▸ **STATED PROBLEM**:
Determine which lines of the records include the word "with", and copy them.

▶

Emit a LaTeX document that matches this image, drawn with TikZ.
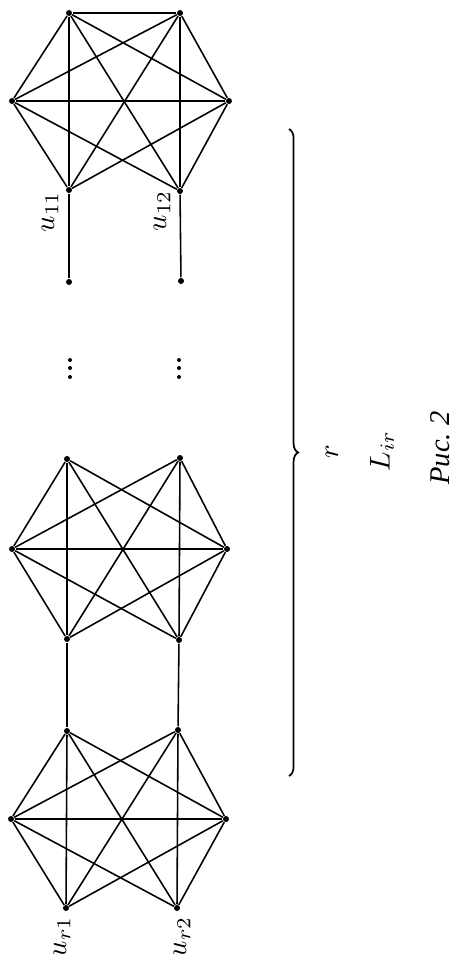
\documentclass[tikz,border=0pt]{standalone}
\usepackage{fontspec}
\newfontfamily\cyrfont{Liberation Serif}
\usetikzlibrary{decorations.pathreplacing}
\begin{document}
\begin{tikzpicture}[x=0.35pt,y=-0.35pt,
  v/.style={circle,fill,inner sep=0pt,minimum size=2.1pt},
  edge/.style={line width=0.55pt},
  dotm/.style={circle,fill,inner sep=0pt,minimum size=1.4pt},
  lab/.style={rotate=90,inner sep=0pt}]
\useasboundingbox (0,0) rectangle (455,954);
% top graph
\node[v] (A1) at (69,13) {};
\node[v] (A2) at (180,13) {};
\node[v] (A3) at (12,101) {};
\node[v] (A4) at (229,101) {};
\node[v] (A5) at (69,190) {};
\node[v] (A6) at (180,191) {};
\node[v] (P1) at (69,282) {};
\node[v] (P2) at (181,281) {};
% middle graph
\node[v] (B1) at (67,459) {};
\node[v] (B2) at (180,458) {};
\node[v] (B3) at (12,549) {};
\node[v] (B4) at (227,549) {};
\node[v] (B5) at (67,639) {};
\node[v] (B6) at (179,640) {};
% bottom graph
\node[v] (C1) at (67,731) {};
\node[v] (C2) at (178,730) {};
\node[v] (C3) at (11,819) {};
\node[v] (C4) at (226,819) {};
\node[v] (C5) at (66,908) {};
\node[v] (C6) at (177,908) {};
% edges
\foreach \a/\b in {A1/A2,A1/A3,A1/A4,A1/A5,A1/A6,A2/A3,A2/A4,A2/A5,A2/A6,A3/A4,A3/A5,A3/A6,A4/A5,A4/A6,A5/P1,A6/P2}
  \draw[edge] (\a) -- (\b);
\foreach \a/\b in {B1/B3,B1/B4,B1/B5,B1/B6,B2/B3,B2/B4,B2/B5,B2/B6,B3/B4,B3/B5,B3/B6,B4/B5,B4/B6,B5/C1,B6/C2}
  \draw[edge] (\a) -- (\b);
\foreach \a/\b in {C1/C3,C1/C4,C1/C5,C1/C6,C2/C3,C2/C4,C2/C5,C2/C6,C3/C4,C3/C5,C3/C6,C4/C5,C4/C6}
  \draw[edge] (\a) -- (\b);
% vertical dots
\node[dotm] (D1) at (70,360) {};
\node[dotm] (D2) at (70,368) {};
\node[dotm] (D3) at (70,377) {};
\node[dotm] (E1) at (179,360) {};
\node[dotm] (E2) at (179,368) {};
\node[dotm] (E3) at (179,377) {};
% labels
\node[lab] (L11) at (50,212) {$u_{11}$};
\node[lab] (L12) at (162,211) {$u_{12}$};
\node[lab] (Lr1) at (62,937) {$u_{r1}$};
\node[lab] (Lr2) at (182,937) {$u_{r2}$};
% brace
\coordinate (br1) at (289,129);
\coordinate (br2) at (289,776);
\draw[line width=0.6pt,decorate,decoration={brace,amplitude=3.2pt}] (br1) -- (br2);
\node[lab] (tr) at (332,452) {$r$};
\node[lab] (tL) at (382,451) {$L_{ir}$};
\node[lab] (cap) at (440,448) {{\cyrfont\itshape Рис.~2}};
\end{tikzpicture}
\end{document}
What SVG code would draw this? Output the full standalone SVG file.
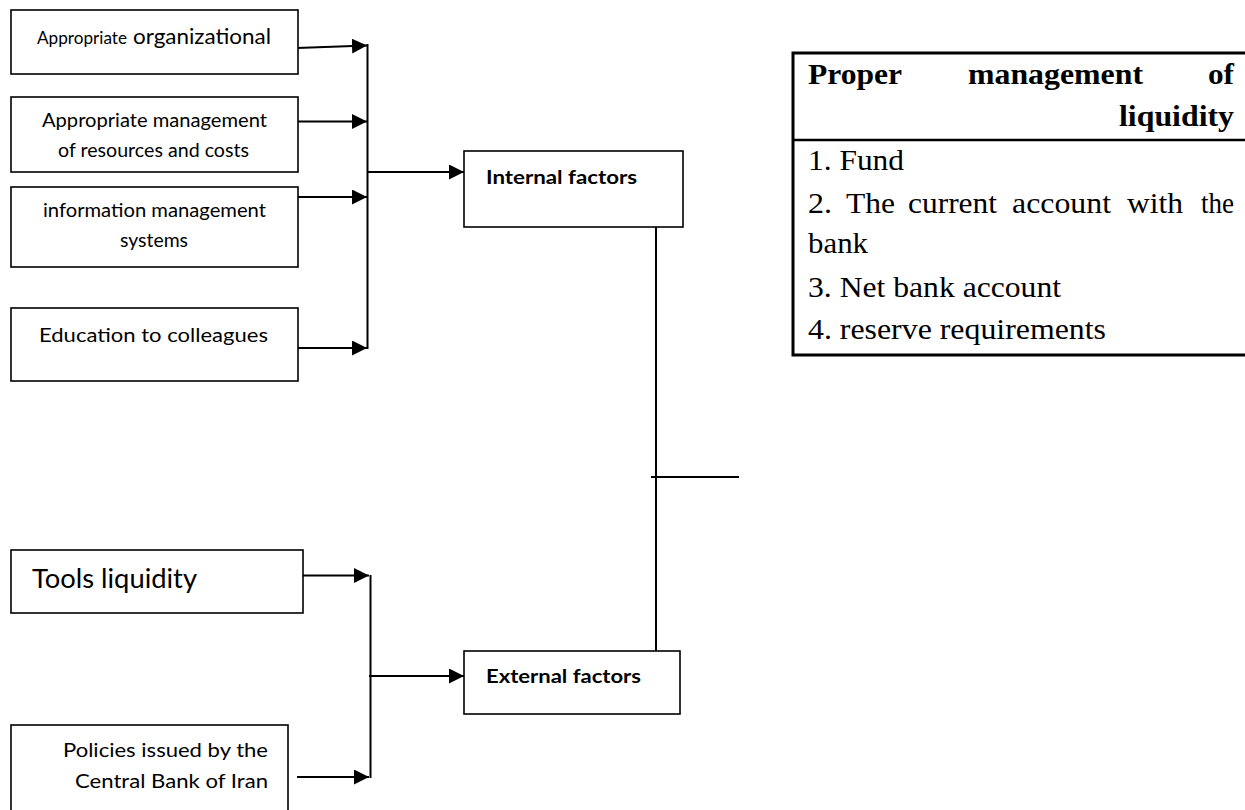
<svg xmlns="http://www.w3.org/2000/svg" width="1245" height="810" viewBox="0 0 1245 810">
<style>
.box{fill:#fff;stroke:#000;stroke-width:1.6}
.t{font-family:Lato,"Open Sans",sans-serif;fill:#000}
.b{font-weight:bold}
.c{fill:none;stroke:#000;stroke-width:2}
.tm{font-family:"Liberation Serif","Times New Roman",serif;font-size:29px;fill:#000}
</style>
<defs>
<marker id="ah" markerWidth="16" markerHeight="15" refX="15" refY="7.5" orient="auto" markerUnits="userSpaceOnUse">
<path d="M0,0 L15,7.5 L0,15 z" fill="#000"/>
</marker>
</defs>
<rect width="1245" height="810" fill="#fff"/>

<g id="connectors">
<line class="c" x1="297" y1="48" x2="367" y2="45.5" marker-end="url(#ah)"/>
<line class="c" x1="298" y1="121.5" x2="367" y2="121.5" marker-end="url(#ah)"/>
<line class="c" x1="298" y1="197" x2="367" y2="197" marker-end="url(#ah)"/>
<line class="c" x1="298" y1="348" x2="367" y2="348" marker-end="url(#ah)"/>
<line class="c" x1="367.5" y1="44" x2="367.5" y2="349"/>
<line class="c" x1="367.5" y1="172" x2="464" y2="172" marker-end="url(#ah)"/>
<line class="c" x1="656" y1="227" x2="656" y2="651"/>
<line class="c" x1="651" y1="477" x2="739" y2="477"/>
<line class="c" x1="297" y1="575.5" x2="369" y2="575.5" marker-end="url(#ah)"/>
<line class="c" x1="297" y1="777" x2="369" y2="777" marker-end="url(#ah)"/>
<line class="c" x1="370.5" y1="575" x2="370.5" y2="778"/>
<line class="c" x1="369" y1="676" x2="464" y2="676" marker-end="url(#ah)"/>
</g>

<g id="node-org">
<rect class="box" x="11" y="10" width="287" height="64"/>
<text class="t" y="44"><tspan x="37" font-size="16.5" textLength="90" lengthAdjust="spacingAndGlyphs">Appropriate</tspan><tspan x="133" font-size="21.5" textLength="138" lengthAdjust="spacingAndGlyphs">organizational</tspan></text>
</g>

<g id="node-resources">
<rect class="box" x="11" y="97" width="287" height="75"/>
<text class="t" font-size="19.5" x="42" y="127" textLength="225" lengthAdjust="spacingAndGlyphs">Appropriate management</text>
<text class="t" font-size="19.5" x="58" y="157" textLength="191" lengthAdjust="spacingAndGlyphs">of resources and costs</text>
</g>

<g id="node-info">
<rect class="box" x="11" y="187" width="287" height="80"/>
<text class="t" font-size="19.5" x="43" y="217" textLength="223" lengthAdjust="spacingAndGlyphs">information management</text>
<text class="t" font-size="19.5" x="120" y="247" textLength="68" lengthAdjust="spacingAndGlyphs">systems</text>
</g>

<g id="node-education">
<rect class="box" x="11" y="308" width="287" height="73"/>
<text class="t" font-size="19.5" x="39" y="342" textLength="229" lengthAdjust="spacingAndGlyphs">Education to colleagues</text>
</g>

<g id="node-internal">
<rect class="box" x="464" y="151" width="219" height="76"/>
<text class="t b" font-size="19" x="486" y="184" textLength="151" lengthAdjust="spacingAndGlyphs">Internal factors</text>
</g>

<g id="node-external">
<rect class="box" x="464" y="651" width="216" height="63"/>
<text class="t b" font-size="19" x="486" y="683" textLength="155" lengthAdjust="spacingAndGlyphs">External factors</text>
</g>

<g id="node-tools">
<rect class="box" x="11" y="550" width="292" height="63"/>
<text class="t" font-size="27.5" x="32" y="588" textLength="165" lengthAdjust="spacingAndGlyphs">Tools liquidity</text>
</g>

<g id="node-policies">
<rect class="box" x="11" y="725" width="277" height="100"/>
<text class="t" font-size="19.5" x="63" y="757" textLength="205" lengthAdjust="spacingAndGlyphs">Policies issued by the</text>
<text class="t" font-size="19.5" x="75" y="788" textLength="193" lengthAdjust="spacingAndGlyphs">Central Bank of Iran</text>
</g>

<g id="node-liquidity">
<rect x="793" y="53" width="470" height="302" fill="#fff" stroke="#000" stroke-width="3"/>
<line x1="793" y1="140" x2="1245" y2="140" stroke="#000" stroke-width="2.5"/>
<text class="tm" font-weight="bold" y="84"><tspan x="808" textLength="94" lengthAdjust="spacingAndGlyphs">Proper</tspan><tspan x="968" textLength="175" lengthAdjust="spacingAndGlyphs">management</tspan><tspan x="1208" textLength="26" lengthAdjust="spacingAndGlyphs">of</tspan></text>
<text class="tm" font-weight="bold" x="1119" y="126" textLength="115" lengthAdjust="spacingAndGlyphs">liquidity</text>
<text class="tm" x="808" y="170" textLength="96" lengthAdjust="spacingAndGlyphs">1. Fund</text>
<text class="tm" y="213"><tspan x="808" textLength="24" lengthAdjust="spacingAndGlyphs">2.</tspan><tspan x="846" textLength="49" lengthAdjust="spacingAndGlyphs">The</tspan><tspan x="908" textLength="89" lengthAdjust="spacingAndGlyphs">current</tspan><tspan x="1012" textLength="99" lengthAdjust="spacingAndGlyphs">account</tspan><tspan x="1127" textLength="56" lengthAdjust="spacingAndGlyphs">with</tspan><tspan x="1201" textLength="33" lengthAdjust="spacingAndGlyphs">the</tspan></text>
<text class="tm" x="808" y="253" textLength="60" lengthAdjust="spacingAndGlyphs">bank</text>
<text class="tm" x="808" y="297" textLength="253" lengthAdjust="spacingAndGlyphs">3. Net bank account</text>
<text class="tm" x="808" y="339" textLength="298" lengthAdjust="spacingAndGlyphs">4. reserve requirements</text>
</g>
</svg>
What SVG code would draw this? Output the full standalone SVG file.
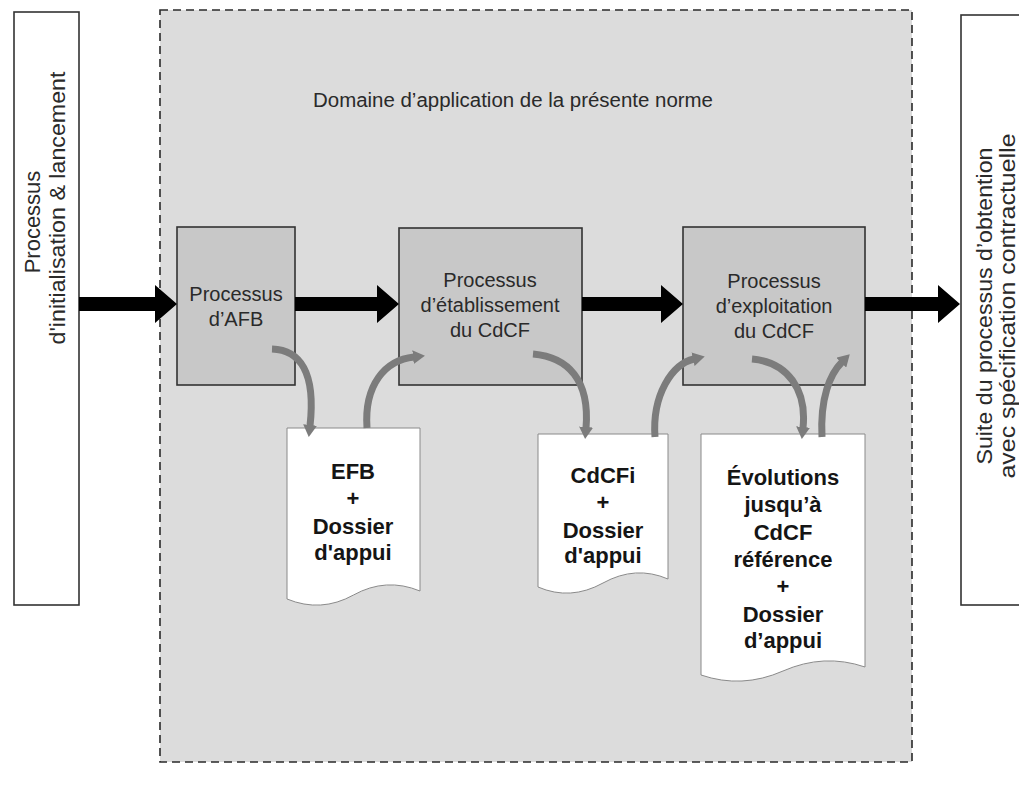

◀

▸ **ANSWER TO THE EXERCISE**:
Emit a LaTeX document that matches this image, drawn with TikZ.
<text class="tm" y="213"><tspan x="808" textLength="24" lengthAdjust="spacingAndGlyphs">2.</tspan><tspan x="846" textLength="49" lengthAdjust="spacingAndGlyphs">The</tspan><tspan x="908" textLength="89" lengthAdjust="spacingAndGlyphs">current</tspan><tspan x="1012" textLength="99" lengthAdjust="spacingAndGlyphs">account</tspan><tspan x="1127" textLength="56" lengthAdjust="spacingAndGlyphs">with</tspan><tspan x="1201" textLength="33" lengthAdjust="spacingAndGlyphs">the</tspan></text>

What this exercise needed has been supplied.